Can you set down, exactly as they appear below, the lines from the opening of the material through the one bearing "from matplotlib.lines import Line2D", minus the pictures?
Begin RECORDS SUPPLIED
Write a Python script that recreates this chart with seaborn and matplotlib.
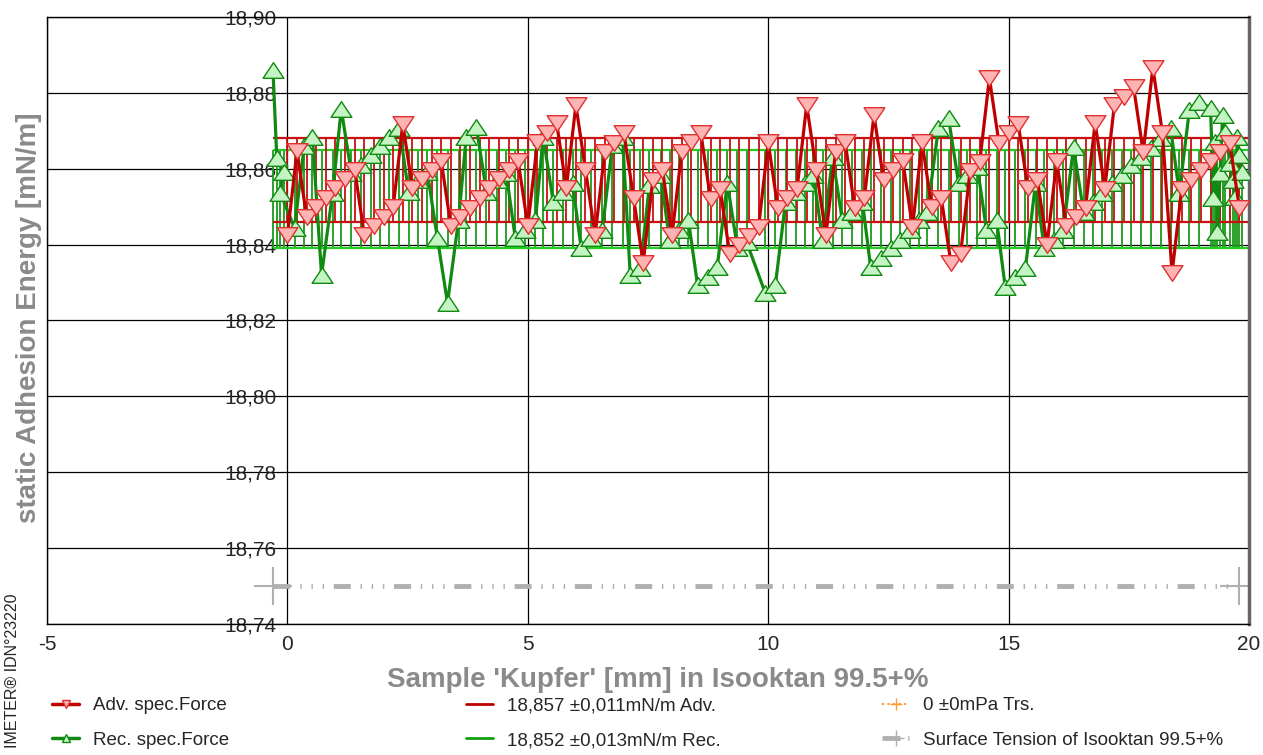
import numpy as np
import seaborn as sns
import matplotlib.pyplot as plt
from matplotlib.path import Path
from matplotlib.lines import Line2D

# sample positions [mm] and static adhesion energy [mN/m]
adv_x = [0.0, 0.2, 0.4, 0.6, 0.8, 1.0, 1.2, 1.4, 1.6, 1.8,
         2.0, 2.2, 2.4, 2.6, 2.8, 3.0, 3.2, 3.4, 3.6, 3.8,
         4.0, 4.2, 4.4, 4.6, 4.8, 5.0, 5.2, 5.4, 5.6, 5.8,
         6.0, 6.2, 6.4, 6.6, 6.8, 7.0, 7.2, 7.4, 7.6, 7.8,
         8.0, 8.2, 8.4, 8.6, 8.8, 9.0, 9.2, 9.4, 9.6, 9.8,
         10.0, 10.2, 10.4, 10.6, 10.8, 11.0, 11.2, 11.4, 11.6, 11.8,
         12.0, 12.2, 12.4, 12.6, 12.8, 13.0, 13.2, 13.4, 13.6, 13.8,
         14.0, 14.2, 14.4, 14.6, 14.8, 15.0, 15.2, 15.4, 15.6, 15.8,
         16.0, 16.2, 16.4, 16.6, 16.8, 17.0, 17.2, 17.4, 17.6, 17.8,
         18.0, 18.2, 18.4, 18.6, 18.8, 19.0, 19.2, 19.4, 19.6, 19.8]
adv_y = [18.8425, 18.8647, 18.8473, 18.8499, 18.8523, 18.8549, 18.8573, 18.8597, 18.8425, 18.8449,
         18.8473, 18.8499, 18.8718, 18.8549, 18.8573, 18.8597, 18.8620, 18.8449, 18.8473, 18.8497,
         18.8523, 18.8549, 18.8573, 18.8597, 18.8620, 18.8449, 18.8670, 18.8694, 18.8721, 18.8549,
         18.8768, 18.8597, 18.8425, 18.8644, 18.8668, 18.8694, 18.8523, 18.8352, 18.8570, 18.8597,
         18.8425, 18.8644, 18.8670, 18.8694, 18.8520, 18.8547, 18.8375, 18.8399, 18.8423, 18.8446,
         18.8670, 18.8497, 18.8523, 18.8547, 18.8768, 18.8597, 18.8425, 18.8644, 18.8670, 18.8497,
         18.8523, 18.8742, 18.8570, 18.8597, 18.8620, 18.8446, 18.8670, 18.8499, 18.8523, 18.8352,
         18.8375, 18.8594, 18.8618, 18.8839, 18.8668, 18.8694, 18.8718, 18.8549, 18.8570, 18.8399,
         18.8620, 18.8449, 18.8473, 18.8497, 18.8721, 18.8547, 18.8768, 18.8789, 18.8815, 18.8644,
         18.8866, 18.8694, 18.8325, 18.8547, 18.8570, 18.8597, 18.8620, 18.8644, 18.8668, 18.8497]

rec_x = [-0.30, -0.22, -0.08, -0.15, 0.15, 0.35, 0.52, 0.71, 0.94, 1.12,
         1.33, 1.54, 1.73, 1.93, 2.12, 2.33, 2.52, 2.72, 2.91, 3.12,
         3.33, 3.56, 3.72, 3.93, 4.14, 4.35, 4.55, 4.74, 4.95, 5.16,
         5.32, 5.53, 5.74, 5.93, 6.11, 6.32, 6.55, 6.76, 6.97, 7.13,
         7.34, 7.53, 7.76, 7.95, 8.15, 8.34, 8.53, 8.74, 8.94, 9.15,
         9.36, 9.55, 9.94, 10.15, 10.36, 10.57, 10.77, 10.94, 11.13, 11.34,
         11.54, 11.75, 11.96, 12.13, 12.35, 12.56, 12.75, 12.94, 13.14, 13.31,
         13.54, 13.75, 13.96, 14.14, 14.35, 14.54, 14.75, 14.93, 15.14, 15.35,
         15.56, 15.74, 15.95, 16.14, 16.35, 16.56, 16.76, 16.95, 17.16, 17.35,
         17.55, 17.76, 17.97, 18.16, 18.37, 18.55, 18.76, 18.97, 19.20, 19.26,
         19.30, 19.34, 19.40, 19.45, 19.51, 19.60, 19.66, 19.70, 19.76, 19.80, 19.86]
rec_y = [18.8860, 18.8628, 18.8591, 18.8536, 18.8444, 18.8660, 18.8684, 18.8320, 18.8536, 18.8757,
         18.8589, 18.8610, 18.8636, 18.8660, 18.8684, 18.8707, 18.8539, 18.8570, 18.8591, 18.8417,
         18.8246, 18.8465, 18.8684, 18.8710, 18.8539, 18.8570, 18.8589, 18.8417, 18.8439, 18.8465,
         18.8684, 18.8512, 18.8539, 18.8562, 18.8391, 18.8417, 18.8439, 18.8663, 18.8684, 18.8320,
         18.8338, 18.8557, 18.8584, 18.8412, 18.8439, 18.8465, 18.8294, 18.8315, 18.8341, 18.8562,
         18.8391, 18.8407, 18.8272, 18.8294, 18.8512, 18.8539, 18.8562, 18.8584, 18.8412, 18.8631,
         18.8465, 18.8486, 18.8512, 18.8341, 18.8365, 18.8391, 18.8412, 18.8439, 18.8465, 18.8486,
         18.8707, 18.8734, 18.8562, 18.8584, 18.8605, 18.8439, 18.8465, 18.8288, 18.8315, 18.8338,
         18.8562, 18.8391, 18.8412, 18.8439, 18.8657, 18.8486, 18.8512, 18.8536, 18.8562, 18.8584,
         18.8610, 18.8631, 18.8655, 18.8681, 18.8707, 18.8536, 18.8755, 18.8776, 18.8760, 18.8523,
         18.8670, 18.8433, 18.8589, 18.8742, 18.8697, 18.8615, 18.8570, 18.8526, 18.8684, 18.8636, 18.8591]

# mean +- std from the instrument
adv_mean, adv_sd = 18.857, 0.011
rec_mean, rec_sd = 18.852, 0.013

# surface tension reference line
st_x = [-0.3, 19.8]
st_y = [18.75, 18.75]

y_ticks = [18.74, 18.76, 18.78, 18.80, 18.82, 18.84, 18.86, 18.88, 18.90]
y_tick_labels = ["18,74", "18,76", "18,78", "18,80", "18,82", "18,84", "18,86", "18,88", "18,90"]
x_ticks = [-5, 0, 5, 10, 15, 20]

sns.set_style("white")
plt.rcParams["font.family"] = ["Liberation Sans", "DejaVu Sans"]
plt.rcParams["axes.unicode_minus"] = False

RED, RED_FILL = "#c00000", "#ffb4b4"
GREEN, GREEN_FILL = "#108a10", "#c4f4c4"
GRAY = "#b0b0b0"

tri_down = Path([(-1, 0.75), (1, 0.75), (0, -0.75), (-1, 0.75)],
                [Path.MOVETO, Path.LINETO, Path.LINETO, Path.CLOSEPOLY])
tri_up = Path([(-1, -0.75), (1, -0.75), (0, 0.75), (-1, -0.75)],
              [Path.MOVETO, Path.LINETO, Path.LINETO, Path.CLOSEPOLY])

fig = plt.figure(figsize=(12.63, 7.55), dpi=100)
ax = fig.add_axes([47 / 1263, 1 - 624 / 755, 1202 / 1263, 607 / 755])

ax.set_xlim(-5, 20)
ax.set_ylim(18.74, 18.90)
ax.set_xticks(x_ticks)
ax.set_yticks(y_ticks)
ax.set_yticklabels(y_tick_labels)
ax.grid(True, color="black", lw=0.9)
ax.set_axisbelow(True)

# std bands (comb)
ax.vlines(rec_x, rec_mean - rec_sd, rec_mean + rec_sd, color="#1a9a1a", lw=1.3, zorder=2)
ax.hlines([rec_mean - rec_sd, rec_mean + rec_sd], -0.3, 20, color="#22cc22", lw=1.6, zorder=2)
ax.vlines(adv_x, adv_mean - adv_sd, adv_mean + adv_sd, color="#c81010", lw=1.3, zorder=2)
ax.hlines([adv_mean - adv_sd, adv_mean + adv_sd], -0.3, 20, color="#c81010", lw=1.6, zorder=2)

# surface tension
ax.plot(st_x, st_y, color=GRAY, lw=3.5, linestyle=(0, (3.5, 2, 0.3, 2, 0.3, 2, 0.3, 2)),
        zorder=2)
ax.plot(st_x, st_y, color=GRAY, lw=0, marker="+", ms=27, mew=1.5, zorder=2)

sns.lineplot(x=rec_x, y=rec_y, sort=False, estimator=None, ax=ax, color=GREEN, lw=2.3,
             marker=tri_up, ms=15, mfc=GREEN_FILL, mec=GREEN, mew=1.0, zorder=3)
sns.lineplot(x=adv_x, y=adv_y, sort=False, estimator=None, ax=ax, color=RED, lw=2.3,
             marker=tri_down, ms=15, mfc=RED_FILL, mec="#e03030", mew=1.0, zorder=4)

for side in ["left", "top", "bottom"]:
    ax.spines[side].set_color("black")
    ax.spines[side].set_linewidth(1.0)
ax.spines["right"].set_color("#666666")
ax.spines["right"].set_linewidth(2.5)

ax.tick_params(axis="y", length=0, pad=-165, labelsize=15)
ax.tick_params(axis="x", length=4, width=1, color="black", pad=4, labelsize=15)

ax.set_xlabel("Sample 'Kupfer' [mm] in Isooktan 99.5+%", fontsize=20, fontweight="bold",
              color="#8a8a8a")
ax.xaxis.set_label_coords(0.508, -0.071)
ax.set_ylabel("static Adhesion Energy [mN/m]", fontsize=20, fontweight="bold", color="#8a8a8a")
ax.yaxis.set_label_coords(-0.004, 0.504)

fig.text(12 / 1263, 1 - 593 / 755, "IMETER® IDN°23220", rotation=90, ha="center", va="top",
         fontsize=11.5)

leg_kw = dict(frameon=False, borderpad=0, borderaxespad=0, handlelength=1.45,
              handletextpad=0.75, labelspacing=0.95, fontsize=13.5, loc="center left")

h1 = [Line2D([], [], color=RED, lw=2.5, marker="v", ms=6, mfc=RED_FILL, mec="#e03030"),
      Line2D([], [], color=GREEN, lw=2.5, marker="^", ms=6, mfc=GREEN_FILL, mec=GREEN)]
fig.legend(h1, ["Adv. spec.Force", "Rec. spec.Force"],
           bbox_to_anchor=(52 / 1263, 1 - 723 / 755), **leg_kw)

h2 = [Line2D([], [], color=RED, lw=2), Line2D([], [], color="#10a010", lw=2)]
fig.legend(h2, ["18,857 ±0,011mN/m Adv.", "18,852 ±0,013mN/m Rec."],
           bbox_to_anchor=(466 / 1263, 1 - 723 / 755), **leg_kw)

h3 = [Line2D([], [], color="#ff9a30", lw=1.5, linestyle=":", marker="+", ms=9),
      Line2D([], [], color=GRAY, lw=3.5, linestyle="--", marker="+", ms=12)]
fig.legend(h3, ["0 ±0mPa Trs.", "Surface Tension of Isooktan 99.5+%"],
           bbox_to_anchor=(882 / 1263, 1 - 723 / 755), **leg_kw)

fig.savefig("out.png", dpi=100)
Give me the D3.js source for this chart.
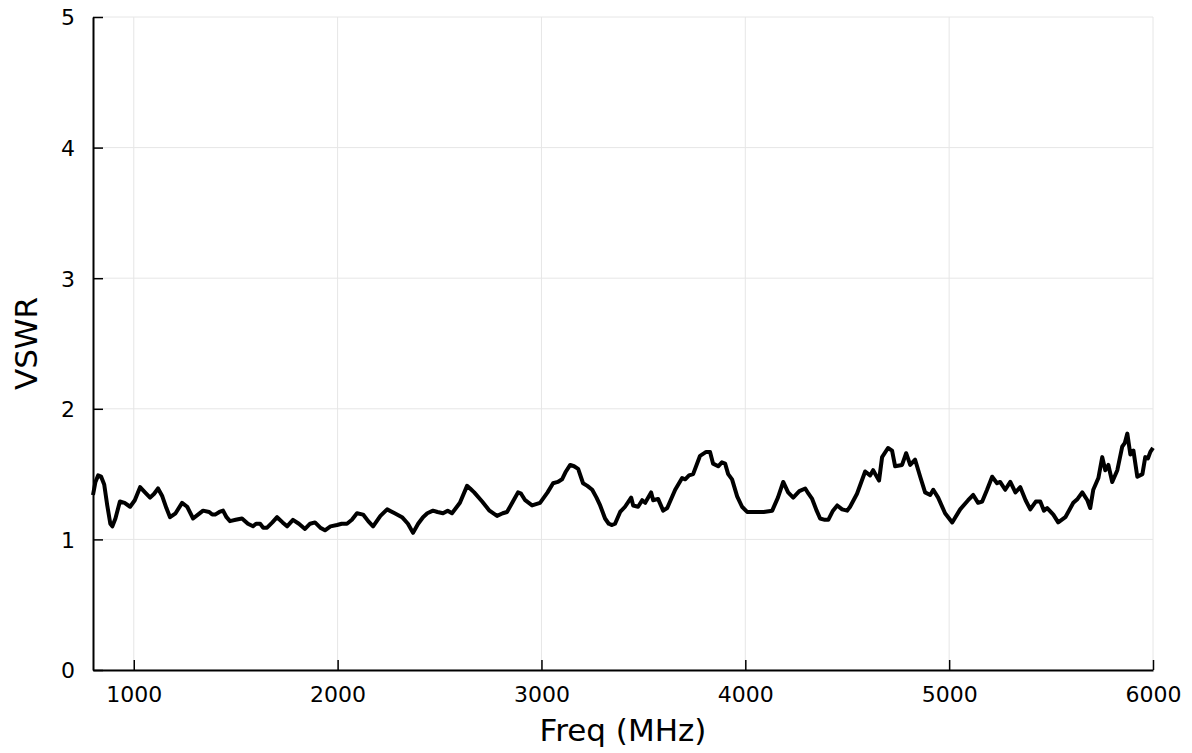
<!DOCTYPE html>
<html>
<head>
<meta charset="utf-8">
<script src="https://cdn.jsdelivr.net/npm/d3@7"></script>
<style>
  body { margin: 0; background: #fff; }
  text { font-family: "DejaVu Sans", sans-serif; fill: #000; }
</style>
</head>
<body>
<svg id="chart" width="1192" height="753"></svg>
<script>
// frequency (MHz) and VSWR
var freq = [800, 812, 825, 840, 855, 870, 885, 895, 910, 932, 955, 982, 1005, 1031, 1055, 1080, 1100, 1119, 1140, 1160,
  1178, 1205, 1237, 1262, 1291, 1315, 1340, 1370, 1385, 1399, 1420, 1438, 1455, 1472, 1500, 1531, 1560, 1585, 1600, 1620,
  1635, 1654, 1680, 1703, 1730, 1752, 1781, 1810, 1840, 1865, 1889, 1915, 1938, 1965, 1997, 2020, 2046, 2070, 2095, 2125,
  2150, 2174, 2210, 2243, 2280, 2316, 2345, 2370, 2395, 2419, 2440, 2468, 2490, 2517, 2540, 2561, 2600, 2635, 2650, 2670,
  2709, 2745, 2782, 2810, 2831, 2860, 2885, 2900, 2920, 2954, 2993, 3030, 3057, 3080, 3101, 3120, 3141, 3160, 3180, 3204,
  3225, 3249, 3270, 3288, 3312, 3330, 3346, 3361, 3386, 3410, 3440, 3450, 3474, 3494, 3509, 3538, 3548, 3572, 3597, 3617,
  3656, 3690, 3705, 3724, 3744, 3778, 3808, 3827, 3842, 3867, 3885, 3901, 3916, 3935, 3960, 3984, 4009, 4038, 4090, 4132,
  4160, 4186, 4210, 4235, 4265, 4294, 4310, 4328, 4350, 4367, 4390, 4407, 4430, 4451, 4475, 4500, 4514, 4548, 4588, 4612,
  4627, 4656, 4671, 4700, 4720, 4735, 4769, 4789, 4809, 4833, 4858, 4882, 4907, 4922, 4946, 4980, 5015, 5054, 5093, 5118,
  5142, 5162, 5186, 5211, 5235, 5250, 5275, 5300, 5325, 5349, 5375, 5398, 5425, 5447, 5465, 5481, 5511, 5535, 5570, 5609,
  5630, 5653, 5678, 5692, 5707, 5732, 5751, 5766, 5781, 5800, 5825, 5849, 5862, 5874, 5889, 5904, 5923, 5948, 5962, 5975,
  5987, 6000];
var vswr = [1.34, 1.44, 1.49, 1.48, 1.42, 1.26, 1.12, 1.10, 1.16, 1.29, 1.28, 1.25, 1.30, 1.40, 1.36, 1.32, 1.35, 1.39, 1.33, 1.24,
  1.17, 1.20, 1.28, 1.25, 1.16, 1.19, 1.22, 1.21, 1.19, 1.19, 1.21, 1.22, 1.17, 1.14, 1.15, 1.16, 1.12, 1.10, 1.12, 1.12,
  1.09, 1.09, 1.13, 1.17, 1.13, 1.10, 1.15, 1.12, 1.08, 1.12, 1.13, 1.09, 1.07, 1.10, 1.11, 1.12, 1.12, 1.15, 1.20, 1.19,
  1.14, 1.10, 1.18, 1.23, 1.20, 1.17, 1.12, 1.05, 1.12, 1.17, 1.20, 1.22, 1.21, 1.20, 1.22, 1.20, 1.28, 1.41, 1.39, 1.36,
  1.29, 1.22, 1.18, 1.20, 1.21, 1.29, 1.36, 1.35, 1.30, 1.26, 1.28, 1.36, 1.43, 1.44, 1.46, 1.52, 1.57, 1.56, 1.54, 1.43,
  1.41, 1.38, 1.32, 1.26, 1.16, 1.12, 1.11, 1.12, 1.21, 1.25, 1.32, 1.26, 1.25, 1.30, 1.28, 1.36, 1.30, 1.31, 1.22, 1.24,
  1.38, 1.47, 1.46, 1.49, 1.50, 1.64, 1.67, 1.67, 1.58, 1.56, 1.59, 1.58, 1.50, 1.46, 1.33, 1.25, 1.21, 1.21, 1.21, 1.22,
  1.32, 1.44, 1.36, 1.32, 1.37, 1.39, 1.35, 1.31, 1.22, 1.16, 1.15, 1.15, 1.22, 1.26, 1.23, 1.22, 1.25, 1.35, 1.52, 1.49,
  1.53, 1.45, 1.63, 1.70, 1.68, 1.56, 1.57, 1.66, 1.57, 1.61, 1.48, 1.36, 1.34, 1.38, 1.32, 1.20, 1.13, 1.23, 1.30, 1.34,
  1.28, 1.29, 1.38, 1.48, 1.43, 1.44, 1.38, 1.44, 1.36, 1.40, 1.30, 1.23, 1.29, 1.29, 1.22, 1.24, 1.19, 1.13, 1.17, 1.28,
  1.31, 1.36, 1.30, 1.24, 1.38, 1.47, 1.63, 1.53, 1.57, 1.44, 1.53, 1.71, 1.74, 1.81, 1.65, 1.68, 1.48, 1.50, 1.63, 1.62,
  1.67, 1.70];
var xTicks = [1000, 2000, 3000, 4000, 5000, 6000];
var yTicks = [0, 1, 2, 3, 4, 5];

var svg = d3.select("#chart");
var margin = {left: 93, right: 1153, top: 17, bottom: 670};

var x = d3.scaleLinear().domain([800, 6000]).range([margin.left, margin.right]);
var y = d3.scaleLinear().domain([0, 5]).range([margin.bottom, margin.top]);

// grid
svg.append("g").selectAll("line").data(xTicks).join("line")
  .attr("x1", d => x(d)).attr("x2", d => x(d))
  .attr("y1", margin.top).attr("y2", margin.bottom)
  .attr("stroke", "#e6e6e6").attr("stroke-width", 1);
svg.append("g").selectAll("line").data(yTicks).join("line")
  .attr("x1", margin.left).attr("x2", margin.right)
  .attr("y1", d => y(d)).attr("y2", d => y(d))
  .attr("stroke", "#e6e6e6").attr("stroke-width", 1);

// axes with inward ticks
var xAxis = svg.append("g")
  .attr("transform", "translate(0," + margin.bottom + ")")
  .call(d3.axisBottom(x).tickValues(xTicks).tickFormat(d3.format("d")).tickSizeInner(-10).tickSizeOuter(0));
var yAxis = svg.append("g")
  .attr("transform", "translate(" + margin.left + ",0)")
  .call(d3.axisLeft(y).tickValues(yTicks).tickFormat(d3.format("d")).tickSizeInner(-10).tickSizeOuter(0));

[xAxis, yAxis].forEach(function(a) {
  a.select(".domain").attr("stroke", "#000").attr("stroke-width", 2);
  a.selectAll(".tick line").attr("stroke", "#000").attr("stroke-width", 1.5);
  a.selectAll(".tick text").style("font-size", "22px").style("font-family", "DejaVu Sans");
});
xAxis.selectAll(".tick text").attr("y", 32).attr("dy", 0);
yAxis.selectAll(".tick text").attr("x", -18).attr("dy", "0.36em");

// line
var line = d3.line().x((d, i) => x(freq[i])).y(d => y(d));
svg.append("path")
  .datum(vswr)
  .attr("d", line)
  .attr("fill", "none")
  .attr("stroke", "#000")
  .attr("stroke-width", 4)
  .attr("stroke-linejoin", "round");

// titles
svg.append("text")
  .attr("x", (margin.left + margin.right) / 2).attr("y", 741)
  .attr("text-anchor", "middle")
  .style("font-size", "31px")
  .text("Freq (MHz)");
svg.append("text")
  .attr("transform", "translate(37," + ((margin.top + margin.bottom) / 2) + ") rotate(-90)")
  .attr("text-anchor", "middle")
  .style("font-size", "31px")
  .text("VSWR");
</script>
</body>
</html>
End RECORDS SUPPLIED
## FINISHED ANSWER:
Write a Python script that recreates this chart with seaborn and matplotlib.
import numpy as np
import seaborn as sns
import matplotlib.pyplot as plt
from matplotlib.path import Path
from matplotlib.lines import Line2D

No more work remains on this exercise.